Segue Night of the Fury, impressionante nel suo saper variare lungo un’armonia in 6/8 su cui si staglia una linea melodica elegantissima. Ancora una volta, Zonder si rivela fondamentale con il suo ricchissimo bagaglio di variazioni mai fuori luogo: sembra quasi di sentire il diverso peso dei suoi colpi sulla batteria. La canzone è meravigliosa, al limite dell’onirico pur nella sua inattaccabile epicità così tanto metallica: ascoltate l’assolo di Tsamis e vi verranno in mente i migliori momenti dei primi Iron Maiden, una delle vette compositive del nostro genere.
Father, già apparsa sul secondo disco dei Lordian Guard, sembra una ballad, ma sarebbe riduttivo considerarla tale. Ancora una volta, gli Warlord sanno creare melodie originali valorizzate da arrangiamenti impressionanti, entro cui si nascondono tanti passaggi solo apparentemente semplici. Father emoziona grazie al suo continuo alternare atmosfere diverse fino al meraviglioso finale fatto di una strofa sussurrata, un ritornello pieno e un’armonizzazione conclusiva davvero paradisiaca.

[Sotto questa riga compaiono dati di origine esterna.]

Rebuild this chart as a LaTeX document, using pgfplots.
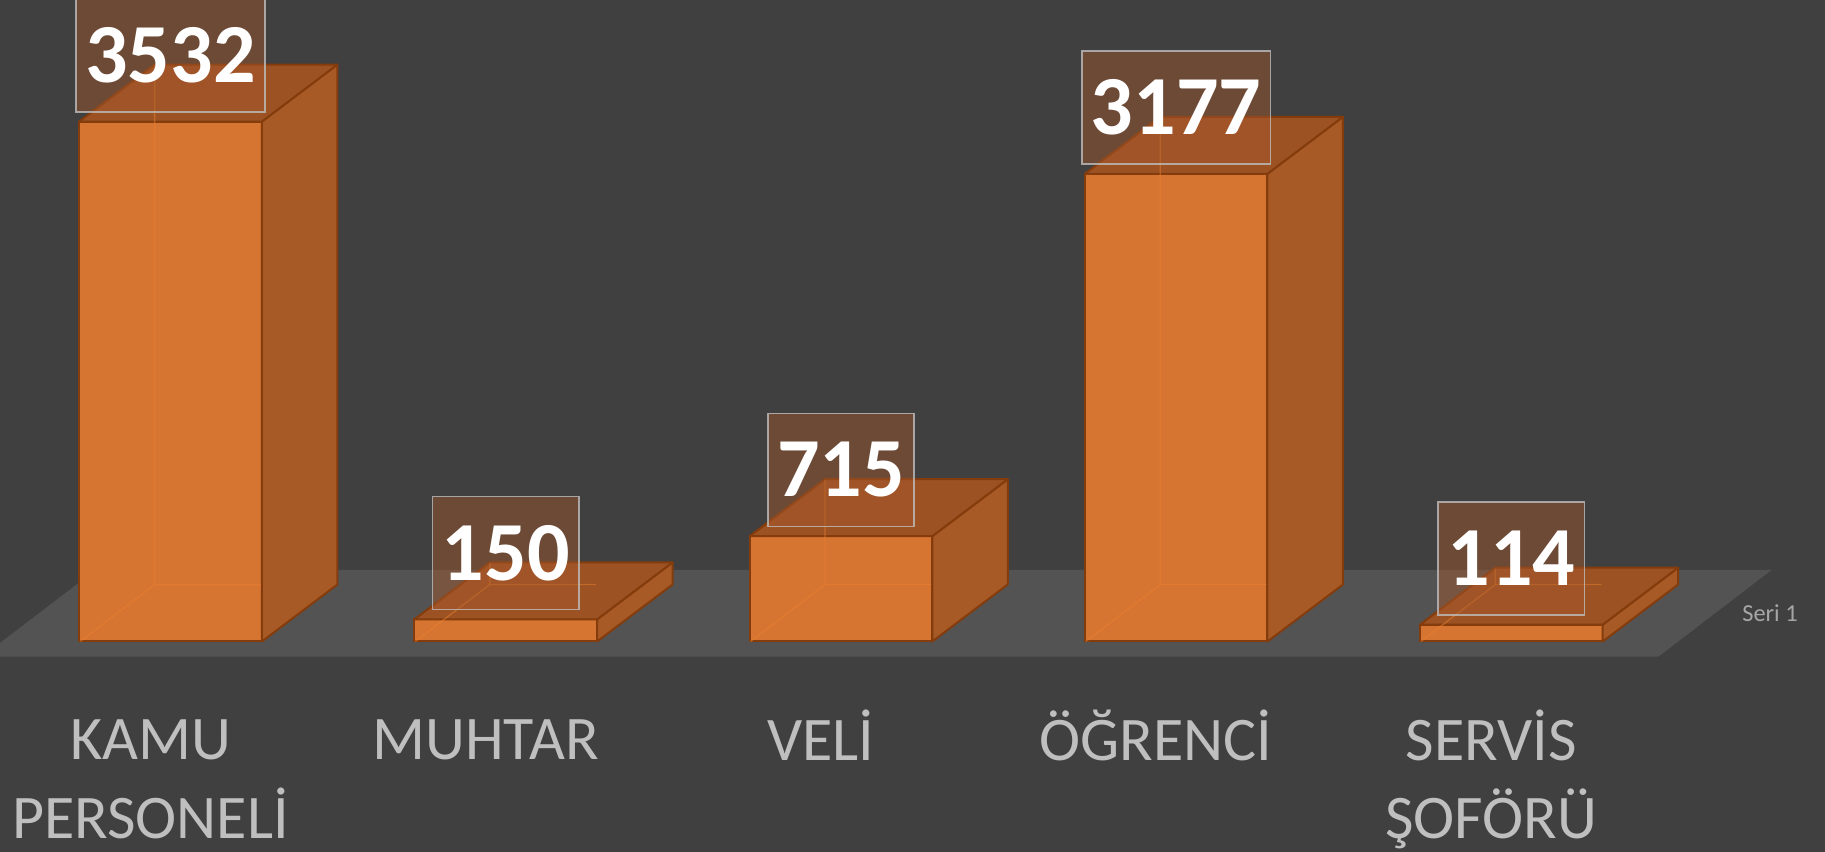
\documentclass[border=0pt]{standalone}
\usepackage{fontspec}
\setmainfont{Carlito}
\usepackage{pgfplots}
\pgfplotsset{compat=1.18}
\usepackage{pgfplotstable}
\definecolor{bg}{HTML}{404040}
\definecolor{floorc}{HTML}{535353}
\definecolor{front}{HTML}{D67432}
\definecolor{side}{HTML}{A85A26}
\definecolor{topc}{HTML}{9C5223}
\definecolor{edge}{HTML}{843C0C}
\definecolor{hidden}{HTML}{E8802F}
\definecolor{lab}{HTML}{BFBFBF}
\definecolor{seri}{HTML}{A6A6A6}
\definecolor{boxfill}{RGB}{165,88,44}

\pgfplotstableread{
x y
0 3532
1 150
2 715
3 3177
4 114
}\data

\begin{document}
\begin{tikzpicture}
\useasboundingbox (0pt,0pt) rectangle (456.25pt,-213pt);
\clip (0pt,0pt) rectangle (456.25pt,-213pt);
\fill[bg] (0pt,0pt) rectangle (456.25pt,-213pt);
\fill[floorc] (-4.5pt,-164.175pt) -- (414.6pt,-164.175pt) -- (442.9pt,-142.5pt) -- (23.9pt,-142.5pt) -- cycle;
\node[text=seri, font=\fontsize{6.1}{7}\selectfont, anchor=base] at (442.5pt,-155.4pt) {Seri 1};
\begin{axis}[
  at={(42.625pt,-160.375pt)}, anchor=origin,
  x=83.8pt, y=0.0368pt,
  xmin=-0.5, xmax=4.5, ymin=0, ymax=3600,
  clip=false,
  axis x line*=bottom, axis y line=none,
  x axis line style={draw=none},
  xtick=data, ytick=\empty,
  major tick length=0pt,
  xticklabels={{\vphantom{Ğ}KAMU\\PERSONELİ},{\vphantom{Ğ}MUHTAR},{\vphantom{Ğ}VELİ},{\vphantom{Ğ}ÖĞRENCİ},{\vphantom{Ğ}SERVİS\\ŞOFÖRÜ}},
  xticklabel style={anchor=north, inner sep=0pt, align=center, text=lab,
    font=\fontsize{15.5}{19.6}\selectfont, xshift=-5pt, yshift=-16.8pt},
]
% front faces
\addplot[ybar, bar width=45.675pt, bar shift=0pt, fill=front, draw=edge, line width=0.5pt]
  table[x=x,y=y]{\data};
% side and top faces
\addplot[scatter, only marks, mark=*, mark size=0.001pt,
  mark options={opacity=0, draw opacity=0, fill opacity=0},
  visualization depends on={\thisrow{y} \as \barv},
  scatter/@pre marker code/.code={%
    \scope
    \pgfmathsetlengthmacro{\bh}{\barv*0.0368pt}%
    \filldraw[fill=side, draw=edge, line width=0.5pt, line join=round, opacity=1]
      (22.84pt,0pt) -- (41.715pt,14.25pt) -- (41.715pt,14.25pt-\bh) -- (22.84pt,-\bh) -- cycle;
    \filldraw[fill=topc, draw=edge, line width=0.5pt, line join=round, opacity=1]
      (-22.84pt,0pt) -- (22.84pt,0pt) -- (41.715pt,14.25pt) -- (-3.965pt,14.25pt) -- cycle;
    \draw[hidden, line width=0.35pt, opacity=0.5]
      (-22.6pt,-\bh) -- (-3.965pt,14.25pt-\bh) -- (22.6pt,14.25pt-\bh)
      (-3.965pt,14.25pt-\bh) -- (-3.965pt,14pt);
    \pgfsetstrokeopacity{0}\pgfsetfillopacity{0}%
  },
  scatter/@post marker code/.code={\endscope},
] table[x=x,y=y]{\data};
% value labels
\addplot[draw=none, mark=none, nodes near coords, point meta=explicit symbolic,
  every node near coord/.append style={anchor=south, yshift=2.25pt,
    fill=boxfill, fill opacity=0.45, text opacity=1, draw=lab, draw opacity=0.8,
    line width=0.4pt, inner xsep=2.3pt, inner ysep=0pt, minimum height=28.25pt,
    text=white, font=\fontsize{21}{21}\selectfont\bfseries}]
  table[x=x,y=y,meta=y]{\data};
\end{axis}
\end{tikzpicture}
\end{document}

Infine, The Holy Empire: e il recensore s’inchina davanti a quest’opus magnum di undici minuti che scorrono come se fossero quattro e grondano di gloria metallica. Il pezzo che dà nome all’album inizia richiamando quelle melodie medievaleggianti che, trent’anni fa, aprivano Deliver Us, per poi scoppiare in una linea melodica grandiosa sfociante nel ritornello più epico del lotto e, infine, in una chiusura cadenzata dal roboante suono della batteria di Zonder e perfezionata dall’incedere maestoso della melodia cavalcante che accompagna fino alla chiusura del disco.
Lo avrete capito. The Holy Empire è un capolavoro, uno di quei dischi che ascolteremo per anni e a cui faremo riferimento come pietra miliare ogni volta che sentiremo la necessità di un nuovo grande disco heavy metal. Gli Warlord hanno mantenuto le (altissime) aspettative dei fan, regalando loro un gioiello intramontabile che resisterà alla prova del tempo.
Il recensore si commuove pensando a questi tre decenni che sono trascorsi da Deliver Us e il suo volto s’accende di un accennato sorriso ad immaginare quell’adolescente che, scoprendo oggi gli Warlord digitalizzati, alza il suo sguardo da terra e impara a volare sulle ali dell’arte, che fa l’uomo sensibile.
The Holy Empire merita 100. Gli Warlord meritano 100. Noi dobbiamo solo ringraziare d’esser nati metallari.